Accidenti, non ho potuto scattare una fotografia.
Pazienza, tanto è facilissimo lavorare di fantasia. Prendete un’ape car, di quelle attrezzate con la vela per la reclame, immaginate una bella femmina ammiccante con la scritta Noleggiami a carattere quasi cubitali e avete inquadrato la scena.
In noleggio non è la ragazza, naturalmente. Ma lo spazio pubblicitario. Geniale e felice la promo Ape, propaganda scattante e itinerante. La conosciamo bene, appostata in qualche trafficata area di sosta o lungo una strada a transito massiccio o viaggiante per la città.
E non ci stupisce l’ammiccamento birichino. Insomma l’esca ironica del tranello immagine-parola. Noleggiami!, sembra esclamare il giovane e avvenente volto che invita in verità solo a offrire lo spazio per un cartellone su ruote.
No, non ci stupisce. Perché il corpo e la carica di seduzione delle donne sono stati utilizzati per vendere o promuovere di tutto. Non si indignano le femministe. Anzi. Sembra libertà di disporre dei mezzi donati da madre natura. E gli uomini ne godono o sfruttano adeguatamente l’occasione. D’altra parte il rovescio della medaglia è che se osi esprimere fastidio o dissenso sei quella che vuole fare la moralista da strapazzo, l’ipocrita o la bruttina invidiosa. Le donne, si sa, sono spesso le peggiori nemiche delle donne stesse.
Ma qualche donna, racconta la signora Lia, archivia la consuetudine con un sospiro: sono stupidi, siamo noi a prenderli per il naso. Ecco, le donne approfitterebbero dunque delle loro virtù per irretire gli uomini. Fanno loro credere di essere nudità e movenze al servizio del commercio e intanto raccoglierebbero soldi e consensi.
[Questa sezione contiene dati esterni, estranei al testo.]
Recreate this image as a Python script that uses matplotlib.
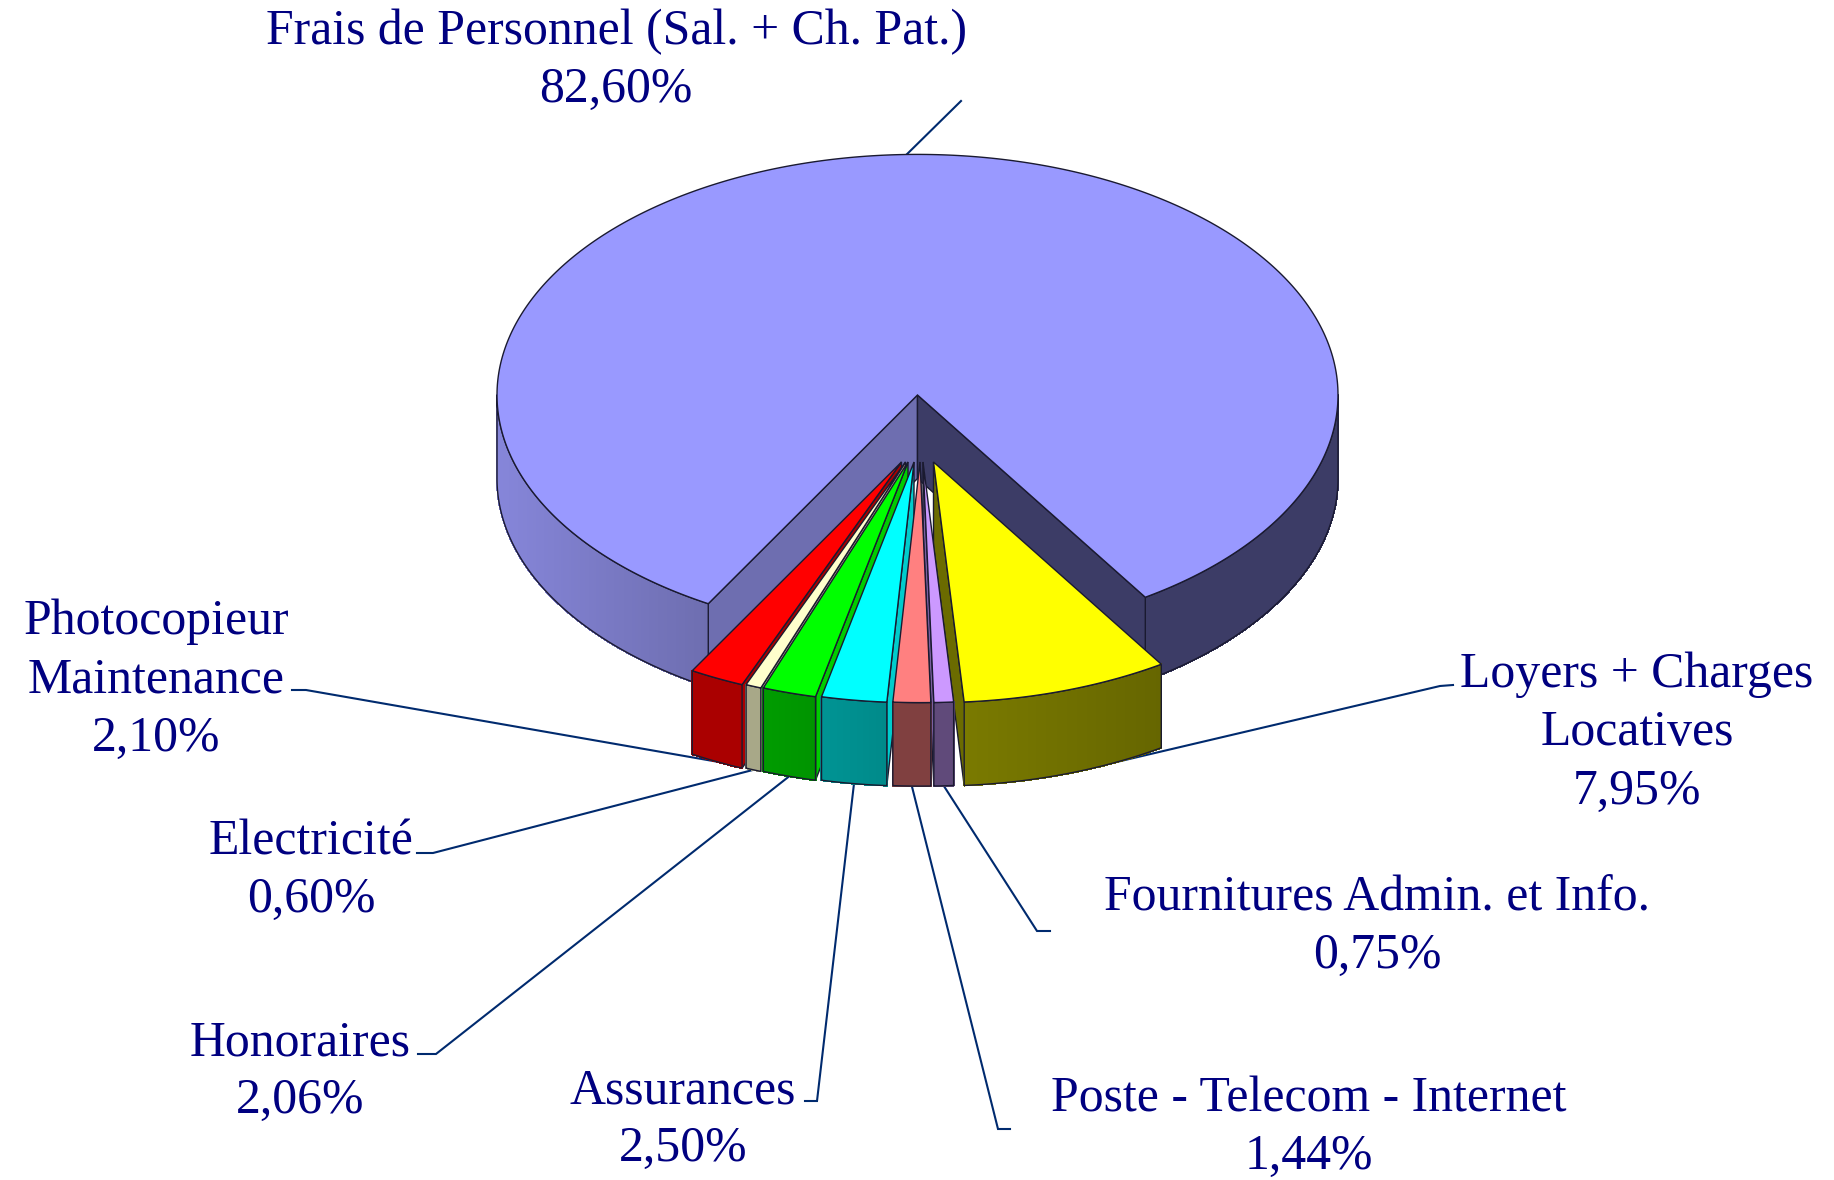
import numpy as np
import matplotlib
matplotlib.use("Agg")
import matplotlib.pyplot as plt
from matplotlib.collections import PolyCollection
from matplotlib.patches import Polygon

# data
noms = ["Frais de Personnel (Sal. + Ch. Pat.)", "Loyers + Charges\nLocatives",
        "Fournitures Admin. et Info.", "Poste - Telecom - Internet", "Assurances",
        "Honoraires", "Electricité", "Photocopieur\nMaintenance"]
valeurs = [82.60, 7.95, 0.75, 1.44, 2.50, 2.06, 0.60, 2.10]

# style
haut = ["#9999ff", "#ffff00", "#cc99ff", "#ff8080", "#00ffff", "#00ff00", "#ffffcc", "#ff0000"]
mur_g = ["#8686da", "#7a7a00", "#604a7a", "#804040", "#009494", "#009c00", "#a8a888", "#aa0000"]
mur_d = ["#3c3c66", "#666600", "#604a7a", "#804040", "#008a8a", "#009400", "#a8a888", "#aa0000"]
face = ["#6e6eb0", "#6b6b00", "#7a5fa0", "#804040", "#00cccc", "#00cc00", "#a8a888", "#aa0000"]
# decalage horizontal de chaque part (pas de decalage pour la grande part)
decal_x = [0, 16, 5.5, 2.5, -3.5, -9.5, -12, -16]
decal_y = 67
# label: centre du texte, debut du trait, coude du trait
label_pos = [(616, 61), (1637, 733), (1377, 927), (1309, 1128), (683, 1120),
             (300, 1072), (311, 871), (156, 680)]
trait_pos = [None, (1453, 685), (1050, 931), (1010, 1129), (805, 1101),
             (418, 1054), (417, 853), (292, 690)]
coude_pos = [(961, 101), (1440, 686), (1037, 931), (998, 1129), (817, 1101),
             (436, 1054), (433, 853), (306, 690)]
ordre = [7, 6, 5, 4, 1, 2, 3]

bleu = "#000080"
trait = "#002a6e"
bord = "#1a1a30"

cx, cy = 917.5, 395
rx, ry = 420.5, 240.6
prof = 83.5
depart = 32.8   # angle depuis le bas, sens horaire a l'ecran vers la gauche

plt.rcParams["font.family"] = ["Liberation Serif", "DejaVu Serif"]
fig = plt.figure(figsize=(18.34, 11.80), dpi=100)
ax = fig.add_axes([0, 0, 1, 1])
ax.set_xlim(0, 1834)
ax.set_ylim(1180, 0)
ax.axis("off")


def pt(x0, y0, phi):
    a = np.radians(phi)
    return x0 + rx * np.sin(a), y0 + ry * np.cos(a)


def arc(x0, y0, p1, p2, n=120):
    x, y = pt(x0, y0, np.linspace(p1, p2, n))
    return np.column_stack([x, y])


def mur(x0, y0, p1, p2, col1, col2):
    # mur exterieur avec un degrade de gauche a droite
    a = arc(x0, y0, p1, p2)
    xmin, xmax = a[:, 0].min(), a[:, 0].max()
    c1 = np.array(matplotlib.colors.to_rgb(col1))
    c2 = np.array(matplotlib.colors.to_rgb(col2))
    quads, cols = [], []
    for i in range(len(a) - 1):
        p, q = a[i], a[i + 1]
        quads.append([p, q, q + [0, prof], p + [0, prof]])
        t = ((p[0] + q[0]) / 2 - xmin) / max(xmax - xmin, 1)
        cols.append(c1 + (c2 - c1) * t)
    ax.add_collection(PolyCollection(quads, facecolors=cols, edgecolors=cols,
                                     linewidths=0.8, antialiaseds=False))
    contour = np.vstack([a, a[::-1] + [0, prof]])
    ax.add_patch(Polygon(contour, closed=True, fill=False, ec=bord, lw=1.0))


def poly(points, col):
    ax.add_patch(Polygon(points, closed=True, fc=col, ec=bord, lw=1.0))


def part(i, p1, p2):
    # p1 > p2 : une part detachee, faces laterales puis mur puis dessus
    x0 = cx + decal_x[i]
    y0 = cy + decal_y
    sommet = np.array([x0, y0])
    a = np.array(pt(x0, y0, p1))
    b = np.array(pt(x0, y0, p2))
    bas = np.array([0, prof])
    if (p1 + p2) / 2 > 0:
        poly([sommet, b, b + bas, sommet + bas], face[i])
    else:
        poly([sommet, a, a + bas, sommet + bas], face[i])
    mur(x0, y0, p2, p1, mur_g[i], mur_d[i])
    poly(np.vstack([[sommet], arc(x0, y0, p2, p1)]), haut[i])


# angles de chaque part a partir des valeurs
angles = [v * 3.6 for v in valeurs]
debuts = [depart + angles[0]]
fins = [depart]
p = depart
for d in angles[1:]:
    debuts.append(p)
    fins.append(p - d)
    p -= d

# traits de rappel, sous le camembert
for i in range(len(noms)):
    milieu = (debuts[i] + fins[i]) / 2
    if i == 0:
        xa, ya = pt(cx, cy, milieu)
        xs = [xa, coude_pos[0][0]]
        ys = [ya, coude_pos[0][1]]
    else:
        xa, ya = pt(cx + decal_x[i], cy + decal_y + prof, milieu)
        xs = [xa, coude_pos[i][0], trait_pos[i][0]]
        ys = [ya, coude_pos[i][1], trait_pos[i][1]]
    ax.plot(xs, ys, color=trait, lw=1.5, solid_joinstyle="miter", zorder=0.5)

# grande part
centre = np.array([cx, cy])
gauche = debuts[0] - 360
g = np.array(pt(cx, cy, gauche))
d = np.array(pt(cx, cy, fins[0]))
bas = np.array([0, prof])
poly([centre, g, g + bas, centre + bas], face[0])
poly([centre, d, d + bas, centre + bas], mur_d[0])
mur(cx, cy, -90, gauche, mur_g[0], face[0])
mur(cx, cy, fins[0], 90, mur_d[0], mur_d[0])
poly(np.vstack([[centre], arc(cx, cy, fins[0], debuts[0], 400)]), haut[0])

# petites parts
for i in ordre:
    part(i, debuts[i], fins[i])

# labels
for i in range(len(noms)):
    txt = noms[i] + "\n" + f"{valeurs[i]:.2f}".replace(".", ",") + "%"
    ax.text(label_pos[i][0], label_pos[i][1], txt, color=bleu, fontsize=35.8,
            ha="center", va="center", linespacing=1.33, zorder=5)

fig.savefig("out.png", dpi=100, facecolor="white")
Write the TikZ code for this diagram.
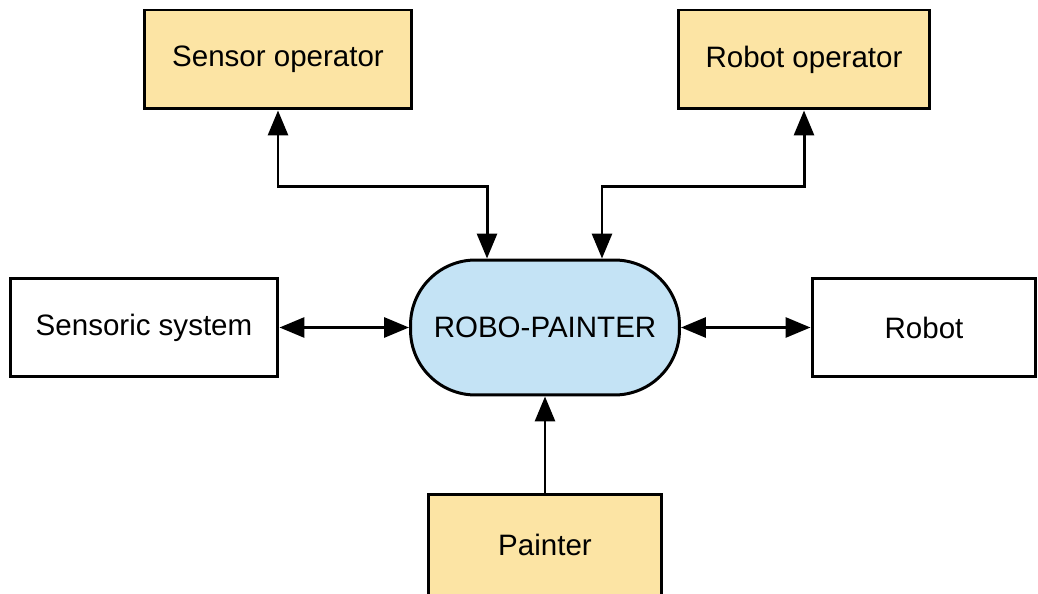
\documentclass[tikz,border=0pt]{standalone}
\usepackage{fontspec}
\setmainfont{Liberation Sans}
\usepackage{tikz}
\usetikzlibrary{positioning,arrows.meta,calc}
\definecolor{actorYellow}{HTML}{FCE4A4}
\definecolor{coreBlue}{HTML}{C4E3F5}

\begin{document}
\begin{tikzpicture}[x=0.02cm, y=-0.02cm,
  every node/.style={font=\fontsize{16.8}{19}\selectfont, inner sep=0pt},
  box/.style={draw, line width=1.7pt, minimum width=5.36cm, minimum height=1.98cm},
  actor/.style={box, fill=actorYellow},
  core/.style={draw, line width=1.7pt, fill=coreBlue, rounded corners=1.3cm,
    minimum width=5.38cm, minimum height=2.7cm},
  conn/.style={line width=1.7pt, -{Triangle[length=0.5cm,width=0.4cm]}},
  biconn/.style={line width=1.7pt, {Triangle[length=0.5cm,width=0.4cm]}-{Triangle[length=0.5cm,width=0.4cm]}}]
  \useasboundingbox (0,0) rectangle (1038,594);

  % Core
  \node[core] (rp) at (545,327.5) {ROBO-PAINTER};

  % Operators
  \node[actor] (sop) at (278,59.5) {Sensor operator};
  \node[actor, minimum width=5.04cm] (rop) at (804,59.5) {Robot operator};

  % Side systems
  \node[box] (sys) at (144,327.5) {Sensoric system};
  \node[box, minimum width=4.48cm] (rob) at (924,327.5) {Robot};

  % Painter
  \node[actor, minimum width=4.68cm, minimum height=2.04cm, text depth=0pt] (pnt) at (545,545) {Painter};

  % Connectors
  \draw[biconn] (sop.south) -- ++(0,76) -| ([xshift=-1.16cm]rp.north);
  \draw[biconn] (rop.south) -- ++(0,76) -| ([xshift=1.14cm]rp.north);
  \draw[biconn] (sys.east) -- (rp.west);
  \draw[biconn] (rp.east) -- (rob.west);
  \draw[conn] (pnt.north) -- (rp.south);
\end{tikzpicture}
\end{document}
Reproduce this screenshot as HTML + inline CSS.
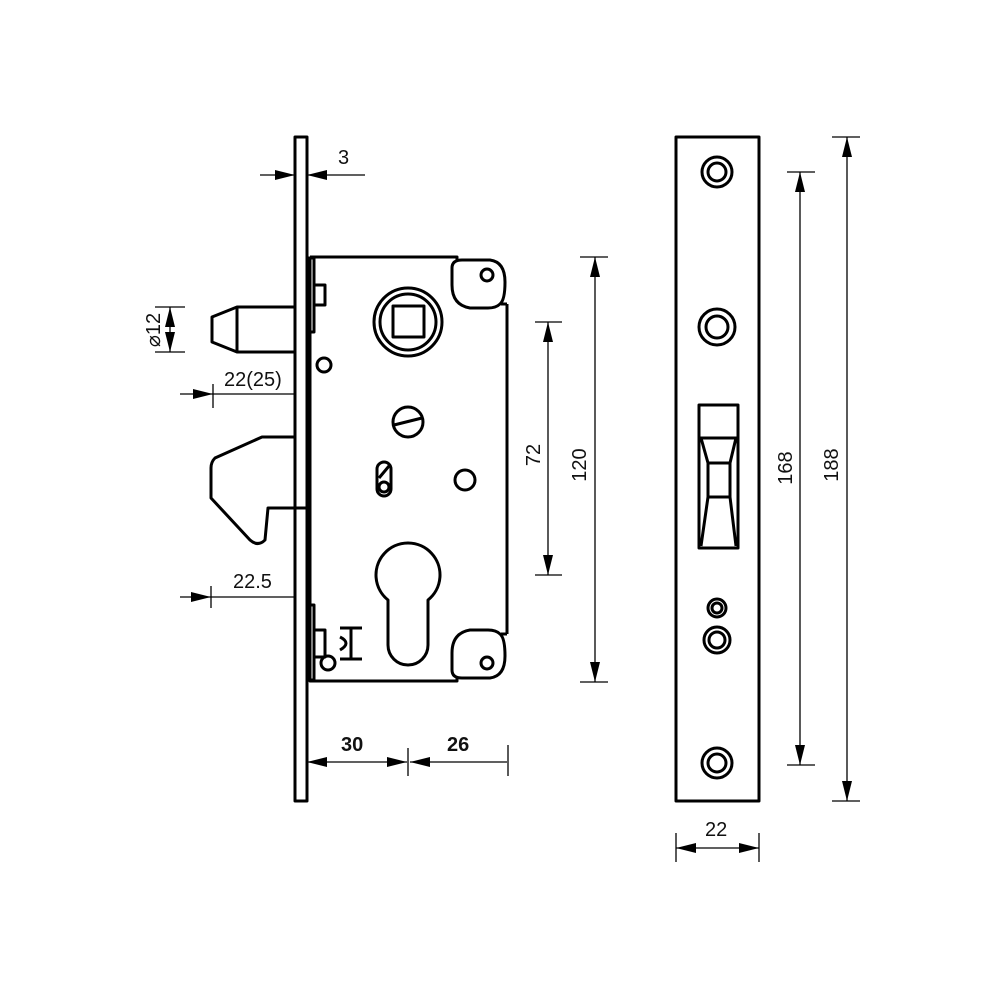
<!DOCTYPE html>
<html><head><meta charset="utf-8"><style>html,body{margin:0;padding:0;background:#fff}svg{display:block}text{font-family:"Liberation Sans",sans-serif;fill:#111}</style></head>
<body>
<svg width="1000" height="1000" viewBox="0 0 1000 1000" xmlns="http://www.w3.org/2000/svg">
<defs>
<marker id="a" viewBox="0 0 20 10" refX="20" refY="5" markerWidth="20" markerHeight="10" markerUnits="userSpaceOnUse" orient="auto-start-reverse"><path d="M0,0 L20,5 L0,10 z" fill="#000"/></marker>
</defs>
<g fill="none" stroke="#000" stroke-width="3" stroke-linejoin="round">
<rect x="295" y="137" width="12" height="664"/>
<path d="M310,257 H457 V260 M457,678 V681 H310 V257"/>
<path d="M507,304 V634 M501,304 H507 M501,634 H507"/>
<path d="M462,260 H490 Q505,262 505,282 Q505,300 500,304 Q496,308 488,308 H470 Q452,305 452,285 V268 Q452,260 462,260 Z"/>
<path d="M462,678 H490 Q505,676 505,656 Q505,638 500,634 Q496,630 488,630 H470 Q452,633 452,653 V670 Q452,678 462,678 Z"/>
<circle cx="487" cy="275" r="6"/>
<circle cx="487" cy="663" r="6"/>
<circle cx="408" cy="322" r="34"/>
<circle cx="408" cy="322" r="28"/>
<rect x="393" y="306" width="31" height="31"/>
<circle cx="324" cy="365" r="7"/>
<circle cx="408" cy="422" r="15"/>
<path d="M394,425 L422,418"/>
<rect x="377" y="462" width="14" height="34" rx="7"/>
<path d="M379,478 L389,466"/>
<circle cx="384" cy="487" r="5"/>
<circle cx="465" cy="480" r="10"/>
<path d="M388,600 A32,32 0 1,1 428,600 V645 A20,20 0 0,1 388,645 Z"/>
<rect x="308" y="258" width="6" height="74"/>
<rect x="314" y="285" width="11" height="20"/>
<rect x="308" y="605" width="6" height="75"/>
<rect x="314" y="630" width="11" height="27"/>
<circle cx="328" cy="663" r="7"/>
<path d="M340,628 H362 M351,628 V659 M340,659 H362 M340,637 Q352,643 340,650"/>
<path d="M295,307 H237 L212,317 V342 L237,352 H295 M237,307 V352"/>
<path d="M295,437 H262 L215,458 Q211,462 211,468 V498 L250,540 Q258,547 265,540 L268,508 H307"/>
<rect x="676" y="137" width="83" height="664"/>
<circle cx="717" cy="172" r="15"/><circle cx="717" cy="172" r="9"/>
<circle cx="717" cy="327" r="18"/><circle cx="717" cy="327" r="11"/>
<circle cx="717" cy="763" r="15"/><circle cx="717" cy="763" r="9"/>
<circle cx="717" cy="608" r="9"/><circle cx="717" cy="608" r="5"/>
<circle cx="717" cy="640" r="13"/><circle cx="717" cy="640" r="8"/>
<rect x="699" y="405" width="39" height="143"/>
<path d="M699,438 H738 M708,463 H730 V497 H708 Z M701,438 L708,463 M736,438 L730,463 M708,497 L701,546 M730,497 L736,546"/>
</g>
<g fill="none" stroke="#000" stroke-width="1.3">
<line x1="260" y1="175" x2="295" y2="175" marker-end="url(#a)"/>
<line x1="365" y1="175" x2="307" y2="175" marker-end="url(#a)"/>
<line x1="155" y1="307" x2="185" y2="307"/><line x1="155" y1="352" x2="185" y2="352"/>
<line x1="170" y1="329" x2="170" y2="307" marker-end="url(#a)"/>
<line x1="170" y1="329" x2="170" y2="352" marker-end="url(#a)"/>
<line x1="180" y1="394" x2="213" y2="394" marker-end="url(#a)"/>
<line x1="213" y1="394" x2="295" y2="394"/><line x1="213" y1="384" x2="213" y2="408"/>
<line x1="180" y1="597" x2="211" y2="597" marker-end="url(#a)"/>
<line x1="211" y1="597" x2="295" y2="597"/><line x1="211" y1="586" x2="211" y2="608"/>
<line x1="307" y1="762" x2="407" y2="762" marker-start="url(#a)" marker-end="url(#a)"/>
<line x1="410" y1="762" x2="507" y2="762" marker-start="url(#a)"/>
<line x1="408" y1="748" x2="408" y2="776"/><line x1="508" y1="745" x2="508" y2="776"/>
<line x1="548" y1="322" x2="548" y2="575" marker-start="url(#a)" marker-end="url(#a)"/>
<line x1="535" y1="322" x2="562" y2="322"/><line x1="535" y1="575" x2="562" y2="575"/>
<line x1="595" y1="257" x2="595" y2="682" marker-start="url(#a)" marker-end="url(#a)"/>
<line x1="580" y1="257" x2="608" y2="257"/><line x1="580" y1="682" x2="608" y2="682"/>
<line x1="800" y1="172" x2="800" y2="765" marker-start="url(#a)" marker-end="url(#a)"/>
<line x1="787" y1="172" x2="815" y2="172"/><line x1="787" y1="765" x2="815" y2="765"/>
<line x1="847" y1="137" x2="847" y2="801" marker-start="url(#a)" marker-end="url(#a)"/>
<line x1="832" y1="137" x2="860" y2="137"/><line x1="832" y1="801" x2="860" y2="801"/>
<line x1="676" y1="848" x2="759" y2="848" marker-start="url(#a)" marker-end="url(#a)"/>
<line x1="676" y1="833" x2="676" y2="862"/><line x1="759" y1="833" x2="759" y2="862"/>
</g>
<g font-size="20">
<text x="338" y="164">3</text>
<text x="224" y="386">22(25)</text>
<text x="233" y="588">22.5</text>
<text x="705" y="836">22</text>
<text transform="translate(160,330) rotate(-90)" text-anchor="middle">⌀12</text>
<text transform="translate(540,455) rotate(-90)" text-anchor="middle">72</text>
<text transform="translate(586,465) rotate(-90)" text-anchor="middle">120</text>
<text transform="translate(792,468) rotate(-90)" text-anchor="middle">168</text>
<text transform="translate(838,465) rotate(-90)" text-anchor="middle">188</text>
<text x="341" y="751" font-weight="bold">30</text>
<text x="447" y="751" font-weight="bold">26</text>
</g>
</svg>
</body></html>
Oltre le gambe c’è di più. Ma agli uomini, scarsi di spirito, bastano un paio di quelle in buona forma e già perdono qualsiasi chance di controllo. E le donne, consapevoli di tanta debolezza, marcerebbero verso il dominio. Solo che a definire così la vicenda più vecchia del mondo qualche maschio potrebbe, spero, sentirsi mortalmente offeso. E in effetti, non so come e neanche perché, non me la sento di crederci. Almeno non in termini assoluti.
Diciamo che la kermesse è aperta. E molto variegata, forse, di motivazioni e sviluppi. E’ come il vecchio adagio “agli uomini piacciono le bionde ma sposano le more”. Le meraviglie, in altri termini, vanno bene per il sollazzo. Ma la vita si trascorre accanto a più solidi requisiti.
Peraltro non mi è dato comprendere quale sarebbe il traguardo delle furbe donne che cavalcano le manie e le fragilità del maschio guardone e facile da plagiare.
Magari è un gioco. Solo un gioco, dice l’amica della signora Lia. Di quelli dove non conta vincere o perdere ma partecipare, divertirsi. L’amore-odio litigarello, l’eterno conflitto stuzzicante tra le due metà dell’universo. Vorrei darmi pace così, convincermi. Però mi sfugge qualcosa…Qualcosa di grosso.
E intanto il costume corre su questo binario. Imbambolandoci un po’ tutti. Salvo poi le alzate di testa per urlare di parità. O, soprattutto, di dignità. Dignità, ecco. Approfondirei candidamente l’argomento se non avessi il fondato sospetto che sarei raggiunta da fulmini maschili e femminili.
Mi chiudo a riccio nel mio amletico tormento: sono una donna o un uomo?